= WHAT YOU HAVE TO DO =
Write the data out again exactly, dropping any images it holds.

= SUPPLIED DATA =

● ● ●

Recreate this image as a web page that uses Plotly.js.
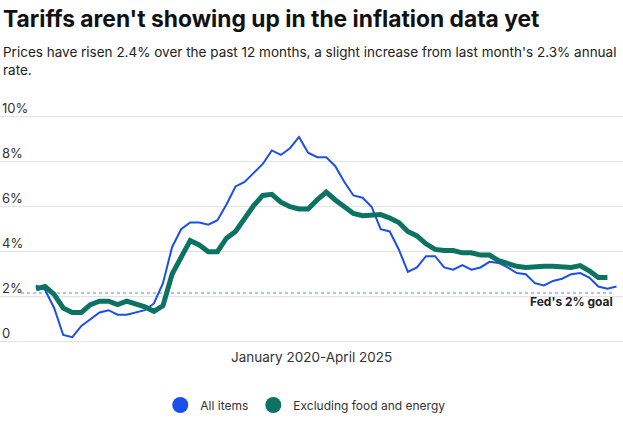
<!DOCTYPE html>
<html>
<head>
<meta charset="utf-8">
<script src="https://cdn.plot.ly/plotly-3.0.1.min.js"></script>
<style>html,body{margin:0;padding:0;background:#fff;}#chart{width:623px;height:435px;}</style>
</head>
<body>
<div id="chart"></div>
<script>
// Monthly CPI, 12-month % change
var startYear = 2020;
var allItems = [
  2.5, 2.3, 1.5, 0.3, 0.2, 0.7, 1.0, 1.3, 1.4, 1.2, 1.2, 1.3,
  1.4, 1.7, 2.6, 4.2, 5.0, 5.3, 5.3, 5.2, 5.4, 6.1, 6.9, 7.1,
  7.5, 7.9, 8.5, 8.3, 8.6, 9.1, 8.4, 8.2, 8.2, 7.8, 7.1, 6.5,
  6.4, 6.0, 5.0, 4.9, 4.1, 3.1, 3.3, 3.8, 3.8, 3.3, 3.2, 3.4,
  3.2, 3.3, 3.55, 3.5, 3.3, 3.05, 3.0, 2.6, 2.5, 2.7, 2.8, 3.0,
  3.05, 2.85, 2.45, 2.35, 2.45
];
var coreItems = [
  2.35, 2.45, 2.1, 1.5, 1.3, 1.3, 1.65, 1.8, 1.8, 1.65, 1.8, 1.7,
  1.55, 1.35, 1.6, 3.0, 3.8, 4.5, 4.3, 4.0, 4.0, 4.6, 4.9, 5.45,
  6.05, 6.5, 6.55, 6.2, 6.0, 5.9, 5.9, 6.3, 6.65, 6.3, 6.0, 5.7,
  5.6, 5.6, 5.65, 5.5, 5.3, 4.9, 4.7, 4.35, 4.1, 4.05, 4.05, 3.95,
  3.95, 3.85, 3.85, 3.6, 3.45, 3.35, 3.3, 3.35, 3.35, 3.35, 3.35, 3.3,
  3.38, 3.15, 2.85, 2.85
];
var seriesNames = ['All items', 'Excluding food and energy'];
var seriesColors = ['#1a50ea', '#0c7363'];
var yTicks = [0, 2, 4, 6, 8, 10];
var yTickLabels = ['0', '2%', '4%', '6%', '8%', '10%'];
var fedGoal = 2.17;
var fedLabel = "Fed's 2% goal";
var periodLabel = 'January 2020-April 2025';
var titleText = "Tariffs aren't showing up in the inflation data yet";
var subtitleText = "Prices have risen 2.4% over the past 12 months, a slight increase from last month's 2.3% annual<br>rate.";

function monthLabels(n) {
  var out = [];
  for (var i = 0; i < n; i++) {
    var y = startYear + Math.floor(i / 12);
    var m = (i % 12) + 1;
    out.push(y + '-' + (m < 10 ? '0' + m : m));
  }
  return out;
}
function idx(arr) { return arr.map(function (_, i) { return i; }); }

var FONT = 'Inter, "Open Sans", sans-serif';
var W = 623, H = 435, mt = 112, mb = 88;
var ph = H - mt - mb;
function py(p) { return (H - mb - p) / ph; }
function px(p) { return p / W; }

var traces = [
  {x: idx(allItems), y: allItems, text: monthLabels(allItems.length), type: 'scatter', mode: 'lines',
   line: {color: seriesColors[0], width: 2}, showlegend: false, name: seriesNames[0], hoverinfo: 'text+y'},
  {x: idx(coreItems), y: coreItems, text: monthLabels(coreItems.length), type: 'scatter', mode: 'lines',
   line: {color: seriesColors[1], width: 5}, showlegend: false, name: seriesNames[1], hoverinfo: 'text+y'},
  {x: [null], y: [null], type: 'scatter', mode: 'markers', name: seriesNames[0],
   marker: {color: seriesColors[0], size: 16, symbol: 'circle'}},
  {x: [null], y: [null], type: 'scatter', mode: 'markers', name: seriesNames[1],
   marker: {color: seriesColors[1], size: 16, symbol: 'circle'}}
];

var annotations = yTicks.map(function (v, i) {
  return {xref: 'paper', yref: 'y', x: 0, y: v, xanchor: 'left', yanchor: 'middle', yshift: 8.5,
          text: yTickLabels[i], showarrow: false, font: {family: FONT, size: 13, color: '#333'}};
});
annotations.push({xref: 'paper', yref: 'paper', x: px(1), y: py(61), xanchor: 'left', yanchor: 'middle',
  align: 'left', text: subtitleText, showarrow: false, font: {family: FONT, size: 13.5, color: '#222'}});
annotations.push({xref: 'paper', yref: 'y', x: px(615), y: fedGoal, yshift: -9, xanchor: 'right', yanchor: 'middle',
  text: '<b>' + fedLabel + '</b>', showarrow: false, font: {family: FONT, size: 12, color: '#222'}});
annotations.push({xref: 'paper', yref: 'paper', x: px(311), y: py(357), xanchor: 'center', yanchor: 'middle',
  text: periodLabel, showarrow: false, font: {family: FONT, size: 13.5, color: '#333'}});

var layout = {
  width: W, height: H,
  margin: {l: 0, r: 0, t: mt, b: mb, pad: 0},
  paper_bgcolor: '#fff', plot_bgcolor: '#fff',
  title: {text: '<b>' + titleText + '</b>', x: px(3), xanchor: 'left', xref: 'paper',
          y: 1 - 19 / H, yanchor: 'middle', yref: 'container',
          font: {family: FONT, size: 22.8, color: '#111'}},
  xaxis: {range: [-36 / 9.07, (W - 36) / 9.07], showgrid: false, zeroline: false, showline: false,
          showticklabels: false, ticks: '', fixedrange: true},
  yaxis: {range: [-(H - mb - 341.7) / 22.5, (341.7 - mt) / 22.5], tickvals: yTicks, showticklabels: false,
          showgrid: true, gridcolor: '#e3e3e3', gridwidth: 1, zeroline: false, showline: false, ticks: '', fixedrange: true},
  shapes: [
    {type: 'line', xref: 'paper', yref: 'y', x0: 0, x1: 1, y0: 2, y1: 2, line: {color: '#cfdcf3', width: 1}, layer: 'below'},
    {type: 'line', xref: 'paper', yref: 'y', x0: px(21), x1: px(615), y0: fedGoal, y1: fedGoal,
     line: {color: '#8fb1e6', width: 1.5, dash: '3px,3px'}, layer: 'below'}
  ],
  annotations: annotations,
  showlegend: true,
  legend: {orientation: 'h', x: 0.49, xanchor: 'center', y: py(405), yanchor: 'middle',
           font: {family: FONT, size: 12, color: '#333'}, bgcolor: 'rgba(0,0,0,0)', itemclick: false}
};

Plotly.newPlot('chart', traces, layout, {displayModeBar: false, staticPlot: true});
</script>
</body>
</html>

● ● ●

= EXERCISE RESPONSE =
Recreate this image as a web page that uses Plotly.js.
<!DOCTYPE html>
<html>
<head>
<meta charset="utf-8">
<script src="https://cdn.plot.ly/plotly-3.0.1.min.js"></script>
<style>html,body{margin:0;padding:0;background:#fff;}#chart{width:623px;height:435px;}</style>
</head>
<body>
<div id="chart"></div>
<script>
// Monthly CPI, 12-month % change
var startYear = 2020;
var allItems = [
  2.5, 2.3, 1.5, 0.3, 0.2, 0.7, 1.0, 1.3, 1.4, 1.2, 1.2, 1.3,
  1.4, 1.7, 2.6, 4.2, 5.0, 5.3, 5.3, 5.2, 5.4, 6.1, 6.9, 7.1,
  7.5, 7.9, 8.5, 8.3, 8.6, 9.1, 8.4, 8.2, 8.2, 7.8, 7.1, 6.5,
  6.4, 6.0, 5.0, 4.9, 4.1, 3.1, 3.3, 3.8, 3.8, 3.3, 3.2, 3.4,
  3.2, 3.3, 3.55, 3.5, 3.3, 3.05, 3.0, 2.6, 2.5, 2.7, 2.8, 3.0,
  3.05, 2.85, 2.45, 2.35, 2.45
];
var coreItems = [
  2.35, 2.45, 2.1, 1.5, 1.3, 1.3, 1.65, 1.8, 1.8, 1.65, 1.8, 1.7,
  1.55, 1.35, 1.6, 3.0, 3.8, 4.5, 4.3, 4.0, 4.0, 4.6, 4.9, 5.45,
  6.05, 6.5, 6.55, 6.2, 6.0, 5.9, 5.9, 6.3, 6.65, 6.3, 6.0, 5.7,
  5.6, 5.6, 5.65, 5.5, 5.3, 4.9, 4.7, 4.35, 4.1, 4.05, 4.05, 3.95,
  3.95, 3.85, 3.85, 3.6, 3.45, 3.35, 3.3, 3.35, 3.35, 3.35, 3.35, 3.3,
  3.38, 3.15, 2.85, 2.85
];
var seriesNames = ['All items', 'Excluding food and energy'];
var seriesColors = ['#1a50ea', '#0c7363'];
var yTicks = [0, 2, 4, 6, 8, 10];
var yTickLabels = ['0', '2%', '4%', '6%', '8%', '10%'];
var fedGoal = 2.17;
var fedLabel = "Fed's 2% goal";
var periodLabel = 'January 2020-April 2025';
var titleText = "Tariffs aren't showing up in the inflation data yet";
var subtitleText = "Prices have risen 2.4% over the past 12 months, a slight increase from last month's 2.3% annual<br>rate.";

function monthLabels(n) {
  var out = [];
  for (var i = 0; i < n; i++) {
    var y = startYear + Math.floor(i / 12);
    var m = (i % 12) + 1;
    out.push(y + '-' + (m < 10 ? '0' + m : m));
  }
  return out;
}
function idx(arr) { return arr.map(function (_, i) { return i; }); }

var FONT = 'Inter, "Open Sans", sans-serif';
var W = 623, H = 435, mt = 112, mb = 88;
var ph = H - mt - mb;
function py(p) { return (H - mb - p) / ph; }
function px(p) { return p / W; }

var traces = [
  {x: idx(allItems), y: allItems, text: monthLabels(allItems.length), type: 'scatter', mode: 'lines',
   line: {color: seriesColors[0], width: 2}, showlegend: false, name: seriesNames[0], hoverinfo: 'text+y'},
  {x: idx(coreItems), y: coreItems, text: monthLabels(coreItems.length), type: 'scatter', mode: 'lines',
   line: {color: seriesColors[1], width: 5}, showlegend: false, name: seriesNames[1], hoverinfo: 'text+y'},
  {x: [null], y: [null], type: 'scatter', mode: 'markers', name: seriesNames[0],
   marker: {color: seriesColors[0], size: 16, symbol: 'circle'}},
  {x: [null], y: [null], type: 'scatter', mode: 'markers', name: seriesNames[1],
   marker: {color: seriesColors[1], size: 16, symbol: 'circle'}}
];

var annotations = yTicks.map(function (v, i) {
  return {xref: 'paper', yref: 'y', x: 0, y: v, xanchor: 'left', yanchor: 'middle', yshift: 8.5,
          text: yTickLabels[i], showarrow: false, font: {family: FONT, size: 13, color: '#333'}};
});
annotations.push({xref: 'paper', yref: 'paper', x: px(1), y: py(61), xanchor: 'left', yanchor: 'middle',
  align: 'left', text: subtitleText, showarrow: false, font: {family: FONT, size: 13.5, color: '#222'}});
annotations.push({xref: 'paper', yref: 'y', x: px(615), y: fedGoal, yshift: -9, xanchor: 'right', yanchor: 'middle',
  text: '<b>' + fedLabel + '</b>', showarrow: false, font: {family: FONT, size: 12, color: '#222'}});
annotations.push({xref: 'paper', yref: 'paper', x: px(311), y: py(357), xanchor: 'center', yanchor: 'middle',
  text: periodLabel, showarrow: false, font: {family: FONT, size: 13.5, color: '#333'}});

var layout = {
  width: W, height: H,
  margin: {l: 0, r: 0, t: mt, b: mb, pad: 0},
  paper_bgcolor: '#fff', plot_bgcolor: '#fff',
  title: {text: '<b>' + titleText + '</b>', x: px(3), xanchor: 'left', xref: 'paper',
          y: 1 - 19 / H, yanchor: 'middle', yref: 'container',
          font: {family: FONT, size: 22.8, color: '#111'}},
  xaxis: {range: [-36 / 9.07, (W - 36) / 9.07], showgrid: false, zeroline: false, showline: false,
          showticklabels: false, ticks: '', fixedrange: true},
  yaxis: {range: [-(H - mb - 341.7) / 22.5, (341.7 - mt) / 22.5], tickvals: yTicks, showticklabels: false,
          showgrid: true, gridcolor: '#e3e3e3', gridwidth: 1, zeroline: false, showline: false, ticks: '', fixedrange: true},
  shapes: [
    {type: 'line', xref: 'paper', yref: 'y', x0: 0, x1: 1, y0: 2, y1: 2, line: {color: '#cfdcf3', width: 1}, layer: 'below'},
    {type: 'line', xref: 'paper', yref: 'y', x0: px(21), x1: px(615), y0: fedGoal, y1: fedGoal,
     line: {color: '#8fb1e6', width: 1.5, dash: '3px,3px'}, layer: 'below'}
  ],
  annotations: annotations,
  showlegend: true,
  legend: {orientation: 'h', x: 0.49, xanchor: 'center', y: py(405), yanchor: 'middle',
           font: {family: FONT, size: 12, color: '#333'}, bgcolor: 'rgba(0,0,0,0)', itemclick: false}
};

Plotly.newPlot('chart', traces, layout, {displayModeBar: false, staticPlot: true});
</script>
</body>
</html>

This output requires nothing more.